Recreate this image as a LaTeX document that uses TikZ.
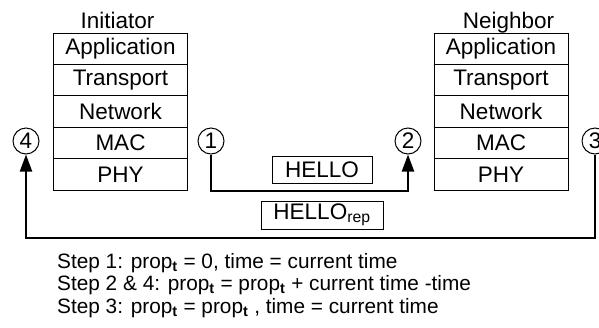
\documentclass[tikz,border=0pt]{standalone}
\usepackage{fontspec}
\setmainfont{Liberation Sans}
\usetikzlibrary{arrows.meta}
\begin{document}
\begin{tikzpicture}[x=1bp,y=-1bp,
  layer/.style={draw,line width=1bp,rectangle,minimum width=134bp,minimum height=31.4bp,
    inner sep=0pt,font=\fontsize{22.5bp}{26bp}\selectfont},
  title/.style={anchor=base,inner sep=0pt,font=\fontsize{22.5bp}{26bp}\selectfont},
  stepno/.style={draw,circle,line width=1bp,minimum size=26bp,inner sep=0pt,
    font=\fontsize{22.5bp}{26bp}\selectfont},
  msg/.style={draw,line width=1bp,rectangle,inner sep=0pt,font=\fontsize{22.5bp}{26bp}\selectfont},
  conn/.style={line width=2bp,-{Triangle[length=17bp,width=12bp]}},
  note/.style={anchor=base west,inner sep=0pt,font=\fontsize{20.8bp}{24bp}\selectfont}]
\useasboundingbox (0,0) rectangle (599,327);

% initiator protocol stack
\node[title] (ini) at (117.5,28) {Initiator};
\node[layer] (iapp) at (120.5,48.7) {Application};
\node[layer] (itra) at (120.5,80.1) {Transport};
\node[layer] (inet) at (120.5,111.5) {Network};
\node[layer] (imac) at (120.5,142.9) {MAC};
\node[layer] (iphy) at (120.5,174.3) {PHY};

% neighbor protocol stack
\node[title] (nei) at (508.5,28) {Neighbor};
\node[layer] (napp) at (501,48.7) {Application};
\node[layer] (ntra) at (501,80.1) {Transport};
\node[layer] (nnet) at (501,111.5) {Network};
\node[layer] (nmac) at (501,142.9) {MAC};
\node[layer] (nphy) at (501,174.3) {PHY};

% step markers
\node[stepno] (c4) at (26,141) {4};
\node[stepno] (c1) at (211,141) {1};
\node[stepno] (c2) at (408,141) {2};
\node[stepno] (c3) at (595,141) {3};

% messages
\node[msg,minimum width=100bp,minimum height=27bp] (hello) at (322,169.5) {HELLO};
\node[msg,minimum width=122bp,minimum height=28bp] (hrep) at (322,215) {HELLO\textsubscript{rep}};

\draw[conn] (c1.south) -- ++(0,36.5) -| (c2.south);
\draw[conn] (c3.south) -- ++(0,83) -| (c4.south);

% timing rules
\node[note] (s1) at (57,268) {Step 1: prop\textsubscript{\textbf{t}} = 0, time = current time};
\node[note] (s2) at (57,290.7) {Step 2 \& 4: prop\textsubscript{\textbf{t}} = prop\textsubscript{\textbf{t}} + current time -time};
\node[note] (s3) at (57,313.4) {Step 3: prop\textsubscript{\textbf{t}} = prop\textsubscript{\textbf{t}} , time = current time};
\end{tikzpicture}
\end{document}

---+---

Exercise details: Return the material line for line, from its beginning to the line that contains "(iphy) at (120.5,174.3)", with the pictures left out.

Output of the task:
Recreate this image as a LaTeX document that uses TikZ.
\documentclass[tikz,border=0pt]{standalone}
\usepackage{fontspec}
\setmainfont{Liberation Sans}
\usetikzlibrary{arrows.meta}
\begin{document}
\begin{tikzpicture}[x=1bp,y=-1bp,
  layer/.style={draw,line width=1bp,rectangle,minimum width=134bp,minimum height=31.4bp,
    inner sep=0pt,font=\fontsize{22.5bp}{26bp}\selectfont},
  title/.style={anchor=base,inner sep=0pt,font=\fontsize{22.5bp}{26bp}\selectfont},
  stepno/.style={draw,circle,line width=1bp,minimum size=26bp,inner sep=0pt,
    font=\fontsize{22.5bp}{26bp}\selectfont},
  msg/.style={draw,line width=1bp,rectangle,inner sep=0pt,font=\fontsize{22.5bp}{26bp}\selectfont},
  conn/.style={line width=2bp,-{Triangle[length=17bp,width=12bp]}},
  note/.style={anchor=base west,inner sep=0pt,font=\fontsize{20.8bp}{24bp}\selectfont}]
\useasboundingbox (0,0) rectangle (599,327);

% initiator protocol stack
\node[title] (ini) at (117.5,28) {Initiator};
\node[layer] (iapp) at (120.5,48.7) {Application};
\node[layer] (itra) at (120.5,80.1) {Transport};
\node[layer] (inet) at (120.5,111.5) {Network};
\node[layer] (imac) at (120.5,142.9) {MAC};
\node[layer] (iphy) at (120.5,174.3) {PHY};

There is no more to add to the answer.